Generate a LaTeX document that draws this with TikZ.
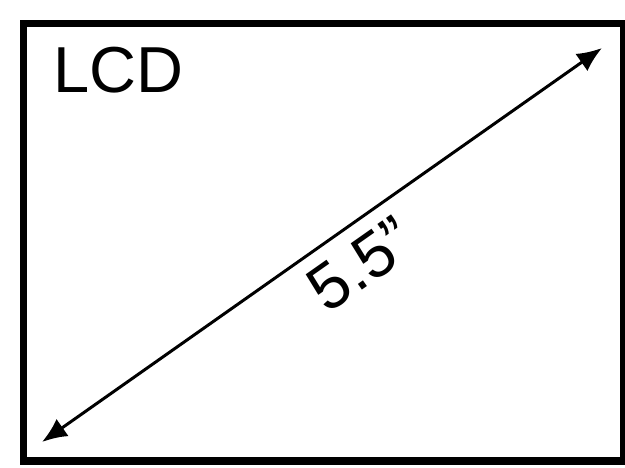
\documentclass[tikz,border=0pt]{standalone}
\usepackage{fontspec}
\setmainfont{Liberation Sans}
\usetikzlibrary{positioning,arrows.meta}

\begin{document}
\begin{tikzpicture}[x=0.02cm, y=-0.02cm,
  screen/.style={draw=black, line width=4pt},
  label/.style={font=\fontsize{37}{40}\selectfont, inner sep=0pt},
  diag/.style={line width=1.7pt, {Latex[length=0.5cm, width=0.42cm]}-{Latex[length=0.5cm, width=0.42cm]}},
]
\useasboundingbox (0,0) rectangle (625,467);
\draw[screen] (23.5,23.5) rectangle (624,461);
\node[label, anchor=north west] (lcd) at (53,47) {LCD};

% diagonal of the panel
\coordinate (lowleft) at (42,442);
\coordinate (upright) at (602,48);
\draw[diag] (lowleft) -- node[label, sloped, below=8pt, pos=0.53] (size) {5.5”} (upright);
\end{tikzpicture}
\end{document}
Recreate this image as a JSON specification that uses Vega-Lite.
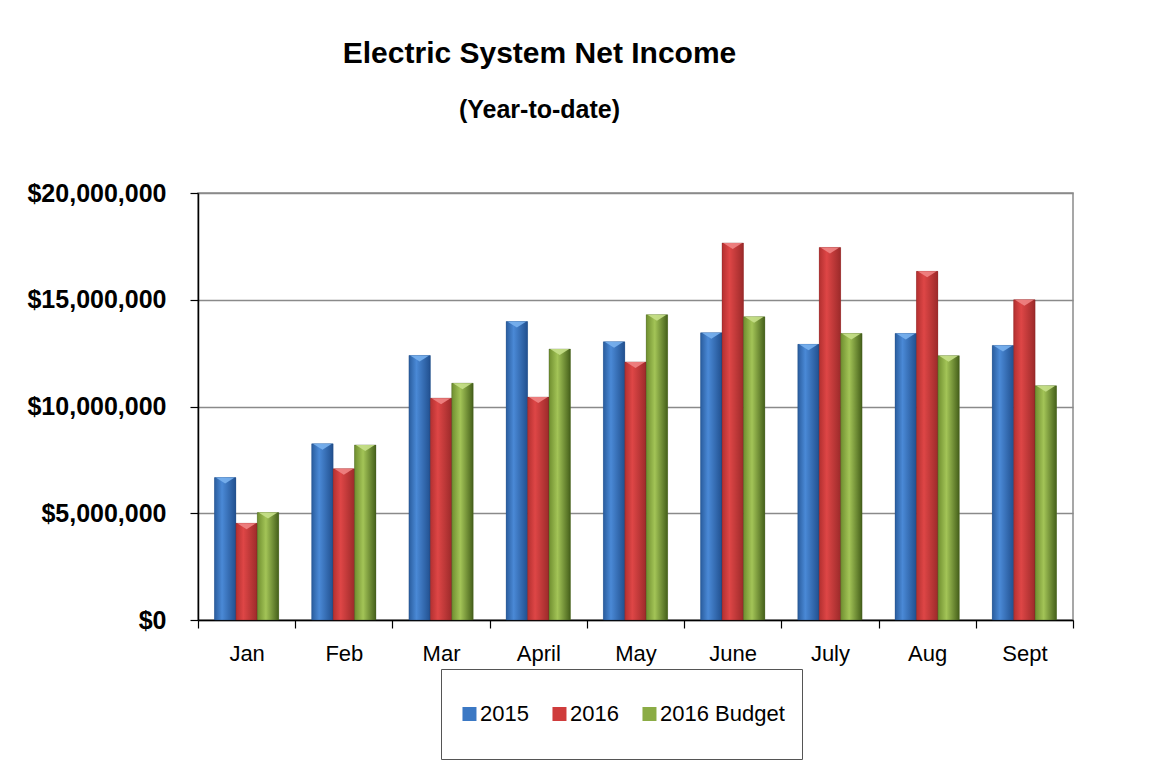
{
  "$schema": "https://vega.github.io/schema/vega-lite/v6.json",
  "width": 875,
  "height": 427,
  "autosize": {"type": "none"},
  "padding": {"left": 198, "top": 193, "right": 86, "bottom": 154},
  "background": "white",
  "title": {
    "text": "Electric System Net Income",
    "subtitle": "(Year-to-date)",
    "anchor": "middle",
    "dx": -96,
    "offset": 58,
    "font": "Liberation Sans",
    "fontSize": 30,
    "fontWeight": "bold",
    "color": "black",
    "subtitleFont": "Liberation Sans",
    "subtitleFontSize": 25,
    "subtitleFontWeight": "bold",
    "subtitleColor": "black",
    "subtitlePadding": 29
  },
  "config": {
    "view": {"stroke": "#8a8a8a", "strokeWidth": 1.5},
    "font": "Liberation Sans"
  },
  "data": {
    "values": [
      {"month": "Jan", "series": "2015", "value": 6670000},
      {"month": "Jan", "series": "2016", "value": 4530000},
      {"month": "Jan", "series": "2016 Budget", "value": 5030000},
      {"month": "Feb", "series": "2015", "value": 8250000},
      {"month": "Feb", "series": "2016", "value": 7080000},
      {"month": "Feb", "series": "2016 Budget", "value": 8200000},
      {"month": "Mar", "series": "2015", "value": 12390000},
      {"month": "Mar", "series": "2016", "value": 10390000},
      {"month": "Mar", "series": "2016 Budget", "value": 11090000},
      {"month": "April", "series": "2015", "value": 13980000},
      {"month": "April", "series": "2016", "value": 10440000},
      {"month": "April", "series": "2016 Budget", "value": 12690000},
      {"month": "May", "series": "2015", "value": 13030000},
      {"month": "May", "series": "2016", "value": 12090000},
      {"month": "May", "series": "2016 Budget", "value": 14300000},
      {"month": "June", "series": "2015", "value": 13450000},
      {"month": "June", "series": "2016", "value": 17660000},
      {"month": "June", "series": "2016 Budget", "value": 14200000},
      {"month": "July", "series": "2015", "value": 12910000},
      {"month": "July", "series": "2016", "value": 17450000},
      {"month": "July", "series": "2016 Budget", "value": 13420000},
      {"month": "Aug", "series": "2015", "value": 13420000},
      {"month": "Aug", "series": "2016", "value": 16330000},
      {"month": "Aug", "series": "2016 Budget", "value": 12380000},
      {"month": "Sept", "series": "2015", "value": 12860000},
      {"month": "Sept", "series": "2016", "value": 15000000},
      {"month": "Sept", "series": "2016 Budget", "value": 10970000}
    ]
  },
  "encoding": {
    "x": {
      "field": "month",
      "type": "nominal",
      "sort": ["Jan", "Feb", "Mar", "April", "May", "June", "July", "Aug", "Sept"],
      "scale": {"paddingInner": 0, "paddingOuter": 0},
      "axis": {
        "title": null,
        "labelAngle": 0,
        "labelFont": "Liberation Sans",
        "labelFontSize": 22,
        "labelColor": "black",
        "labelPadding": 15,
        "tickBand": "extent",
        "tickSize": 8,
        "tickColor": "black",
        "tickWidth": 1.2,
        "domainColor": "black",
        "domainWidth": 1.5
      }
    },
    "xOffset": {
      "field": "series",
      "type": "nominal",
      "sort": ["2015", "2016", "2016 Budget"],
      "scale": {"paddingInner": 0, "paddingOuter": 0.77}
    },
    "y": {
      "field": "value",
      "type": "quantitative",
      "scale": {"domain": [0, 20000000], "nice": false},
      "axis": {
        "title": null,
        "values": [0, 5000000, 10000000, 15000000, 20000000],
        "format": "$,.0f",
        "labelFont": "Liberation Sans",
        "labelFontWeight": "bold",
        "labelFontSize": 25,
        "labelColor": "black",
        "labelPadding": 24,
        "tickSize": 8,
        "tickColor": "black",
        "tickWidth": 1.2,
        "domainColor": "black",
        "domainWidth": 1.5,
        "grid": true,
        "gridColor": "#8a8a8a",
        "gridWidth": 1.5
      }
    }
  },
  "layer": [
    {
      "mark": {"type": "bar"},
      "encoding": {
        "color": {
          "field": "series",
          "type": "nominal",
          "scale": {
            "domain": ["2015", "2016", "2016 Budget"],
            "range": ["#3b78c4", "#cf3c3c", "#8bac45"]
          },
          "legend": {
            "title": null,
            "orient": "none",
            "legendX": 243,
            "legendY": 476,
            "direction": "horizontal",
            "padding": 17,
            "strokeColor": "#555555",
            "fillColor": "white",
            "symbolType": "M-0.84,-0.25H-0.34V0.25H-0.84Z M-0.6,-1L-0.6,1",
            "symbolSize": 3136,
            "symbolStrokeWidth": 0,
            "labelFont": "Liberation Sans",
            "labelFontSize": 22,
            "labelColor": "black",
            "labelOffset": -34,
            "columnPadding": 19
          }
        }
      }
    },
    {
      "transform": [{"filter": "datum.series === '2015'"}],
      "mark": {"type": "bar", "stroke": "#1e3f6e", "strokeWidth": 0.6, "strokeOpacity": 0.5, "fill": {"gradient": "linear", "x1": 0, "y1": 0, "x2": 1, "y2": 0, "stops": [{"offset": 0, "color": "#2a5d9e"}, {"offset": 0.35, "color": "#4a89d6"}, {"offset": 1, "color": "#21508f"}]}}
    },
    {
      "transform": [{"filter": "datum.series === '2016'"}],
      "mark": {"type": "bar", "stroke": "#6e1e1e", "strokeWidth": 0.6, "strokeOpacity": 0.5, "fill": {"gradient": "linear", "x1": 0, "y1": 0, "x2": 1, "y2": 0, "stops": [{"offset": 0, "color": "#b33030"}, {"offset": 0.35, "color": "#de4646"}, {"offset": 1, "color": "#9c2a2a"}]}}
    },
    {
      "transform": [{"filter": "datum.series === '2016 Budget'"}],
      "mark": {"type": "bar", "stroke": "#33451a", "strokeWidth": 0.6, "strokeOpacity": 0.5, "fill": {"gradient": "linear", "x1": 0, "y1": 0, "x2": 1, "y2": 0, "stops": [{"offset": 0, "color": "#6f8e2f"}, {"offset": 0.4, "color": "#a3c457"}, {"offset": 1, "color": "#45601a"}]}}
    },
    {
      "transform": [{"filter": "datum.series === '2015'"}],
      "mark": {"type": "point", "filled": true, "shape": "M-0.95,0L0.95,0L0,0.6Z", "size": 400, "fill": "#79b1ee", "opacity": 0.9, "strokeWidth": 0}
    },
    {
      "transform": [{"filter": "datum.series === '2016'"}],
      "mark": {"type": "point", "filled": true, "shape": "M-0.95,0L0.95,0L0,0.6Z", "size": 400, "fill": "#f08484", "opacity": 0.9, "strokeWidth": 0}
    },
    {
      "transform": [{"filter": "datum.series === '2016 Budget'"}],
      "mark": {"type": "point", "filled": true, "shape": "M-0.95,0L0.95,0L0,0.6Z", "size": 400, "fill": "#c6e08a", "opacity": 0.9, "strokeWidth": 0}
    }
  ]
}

· · · ·

What to produce: Print the listing above in full, exactly as written. Omit any pictures.

Written solution:
Generate a LaTeX document that draws this with TikZ.
\documentclass[tikz,border=0pt]{standalone}
\usepackage{fontspec}
\setmainfont{Liberation Sans}
\usetikzlibrary{positioning,arrows.meta}

\begin{document}
\begin{tikzpicture}[x=0.02cm, y=-0.02cm,
  screen/.style={draw=black, line width=4pt},
  label/.style={font=\fontsize{37}{40}\selectfont, inner sep=0pt},
  diag/.style={line width=1.7pt, {Latex[length=0.5cm, width=0.42cm]}-{Latex[length=0.5cm, width=0.42cm]}},
]
\useasboundingbox (0,0) rectangle (625,467);
\draw[screen] (23.5,23.5) rectangle (624,461);
\node[label, anchor=north west] (lcd) at (53,47) {LCD};

% diagonal of the panel
\coordinate (lowleft) at (42,442);
\coordinate (upright) at (602,48);
\draw[diag] (lowleft) -- node[label, sloped, below=8pt, pos=0.53] (size) {5.5”} (upright);
\end{tikzpicture}
\end{document}
Recreate this image as a JSON specification that uses Vega-Lite.
{
  "$schema": "https://vega.github.io/schema/vega-lite/v6.json",
  "width": 875,
  "height": 427,
  "autosize": {"type": "none"},
  "padding": {"left": 198, "top": 193, "right": 86, "bottom": 154},
  "background": "white",
  "title": {
    "text": "Electric System Net Income",
    "subtitle": "(Year-to-date)",
    "anchor": "middle",
    "dx": -96,
    "offset": 58,
    "font": "Liberation Sans",
    "fontSize": 30,
    "fontWeight": "bold",
    "color": "black",
    "subtitleFont": "Liberation Sans",
    "subtitleFontSize": 25,
    "subtitleFontWeight": "bold",
    "subtitleColor": "black",
    "subtitlePadding": 29
  },
  "config": {
    "view": {"stroke": "#8a8a8a", "strokeWidth": 1.5},
    "font": "Liberation Sans"
  },
  "data": {
    "values": [
      {"month": "Jan", "series": "2015", "value": 6670000},
      {"month": "Jan", "series": "2016", "value": 4530000},
      {"month": "Jan", "series": "2016 Budget", "value": 5030000},
      {"month": "Feb", "series": "2015", "value": 8250000},
      {"month": "Feb", "series": "2016", "value": 7080000},
      {"month": "Feb", "series": "2016 Budget", "value": 8200000},
      {"month": "Mar", "series": "2015", "value": 12390000},
      {"month": "Mar", "series": "2016", "value": 10390000},
      {"month": "Mar", "series": "2016 Budget", "value": 11090000},
      {"month": "April", "series": "2015", "value": 13980000},
      {"month": "April", "series": "2016", "value": 10440000},
      {"month": "April", "series": "2016 Budget", "value": 12690000},
      {"month": "May", "series": "2015", "value": 13030000},
      {"month": "May", "series": "2016", "value": 12090000},
      {"month": "May", "series": "2016 Budget", "value": 14300000},
      {"month": "June", "series": "2015", "value": 13450000},
      {"month": "June", "series": "2016", "value": 17660000},
      {"month": "June", "series": "2016 Budget", "value": 14200000},
      {"month": "July", "series": "2015", "value": 12910000},
      {"month": "July", "series": "2016", "value": 17450000},
      {"month": "July", "series": "2016 Budget", "value": 13420000},
      {"month": "Aug", "series": "2015", "value": 13420000},
      {"month": "Aug", "series": "2016", "value": 16330000},
      {"month": "Aug", "series": "2016 Budget", "value": 12380000},
      {"month": "Sept", "series": "2015", "value": 12860000},
      {"month": "Sept", "series": "2016", "value": 15000000},
      {"month": "Sept", "series": "2016 Budget", "value": 10970000}
    ]
  },
  "encoding": {
    "x": {
      "field": "month",
      "type": "nominal",
      "sort": ["Jan", "Feb", "Mar", "April", "May", "June", "July", "Aug", "Sept"],
      "scale": {"paddingInner": 0, "paddingOuter": 0},
      "axis": {
        "title": null,
        "labelAngle": 0,
        "labelFont": "Liberation Sans",
        "labelFontSize": 22,
        "labelColor": "black",
        "labelPadding": 15,
        "tickBand": "extent",
        "tickSize": 8,
        "tickColor": "black",
        "tickWidth": 1.2,
        "domainColor": "black",
        "domainWidth": 1.5
      }
    },
    "xOffset": {
      "field": "series",
      "type": "nominal",
      "sort": ["2015", "2016", "2016 Budget"],
      "scale": {"paddingInner": 0, "paddingOuter": 0.77}
    },
    "y": {
      "field": "value",
      "type": "quantitative",
      "scale": {"domain": [0, 20000000], "nice": false},
      "axis": {
        "title": null,
        "values": [0, 5000000, 10000000, 15000000, 20000000],
        "format": "$,.0f",
        "labelFont": "Liberation Sans",
        "labelFontWeight": "bold",
        "labelFontSize": 25,
        "labelColor": "black",
        "labelPadding": 24,
        "tickSize": 8,
        "tickColor": "black",
        "tickWidth": 1.2,
        "domainColor": "black",
        "domainWidth": 1.5,
        "grid": true,
        "gridColor": "#8a8a8a",
        "gridWidth": 1.5
      }
    }
  },
  "layer": [
    {
      "mark": {"type": "bar"},
      "encoding": {
        "color": {
          "field": "series",
          "type": "nominal",
          "scale": {
            "domain": ["2015", "2016", "2016 Budget"],
            "range": ["#3b78c4", "#cf3c3c", "#8bac45"]
          },
          "legend": {
            "title": null,
            "orient": "none",
            "legendX": 243,
            "legendY": 476,
            "direction": "horizontal",
            "padding": 17,
            "strokeColor": "#555555",
            "fillColor": "white",
            "symbolType": "M-0.84,-0.25H-0.34V0.25H-0.84Z M-0.6,-1L-0.6,1",
            "symbolSize": 3136,
            "symbolStrokeWidth": 0,
            "labelFont": "Liberation Sans",
            "labelFontSize": 22,
            "labelColor": "black",
            "labelOffset": -34,
            "columnPadding": 19
          }
        }
      }
    },
    {
      "transform": [{"filter": "datum.series === '2015'"}],
      "mark": {"type": "bar", "stroke": "#1e3f6e", "strokeWidth": 0.6, "strokeOpacity": 0.5, "fill": {"gradient": "linear", "x1": 0, "y1": 0, "x2": 1, "y2": 0, "stops": [{"offset": 0, "color": "#2a5d9e"}, {"offset": 0.35, "color": "#4a89d6"}, {"offset": 1, "color": "#21508f"}]}}
    },
    {
      "transform": [{"filter": "datum.series === '2016'"}],
      "mark": {"type": "bar", "stroke": "#6e1e1e", "strokeWidth": 0.6, "strokeOpacity": 0.5, "fill": {"gradient": "linear", "x1": 0, "y1": 0, "x2": 1, "y2": 0, "stops": [{"offset": 0, "color": "#b33030"}, {"offset": 0.35, "color": "#de4646"}, {"offset": 1, "color": "#9c2a2a"}]}}
    },
    {
      "transform": [{"filter": "datum.series === '2016 Budget'"}],
      "mark": {"type": "bar", "stroke": "#33451a", "strokeWidth": 0.6, "strokeOpacity": 0.5, "fill": {"gradient": "linear", "x1": 0, "y1": 0, "x2": 1, "y2": 0, "stops": [{"offset": 0, "color": "#6f8e2f"}, {"offset": 0.4, "color": "#a3c457"}, {"offset": 1, "color": "#45601a"}]}}
    },
    {
      "transform": [{"filter": "datum.series === '2015'"}],
      "mark": {"type": "point", "filled": true, "shape": "M-0.95,0L0.95,0L0,0.6Z", "size": 400, "fill": "#79b1ee", "opacity": 0.9, "strokeWidth": 0}
    },
    {
      "transform": [{"filter": "datum.series === '2016'"}],
      "mark": {"type": "point", "filled": true, "shape": "M-0.95,0L0.95,0L0,0.6Z", "size": 400, "fill": "#f08484", "opacity": 0.9, "strokeWidth": 0}
    },
    {
      "transform": [{"filter": "datum.series === '2016 Budget'"}],
      "mark": {"type": "point", "filled": true, "shape": "M-0.95,0L0.95,0L0,0.6Z", "size": 400, "fill": "#c6e08a", "opacity": 0.9, "strokeWidth": 0}
    }
  ]
}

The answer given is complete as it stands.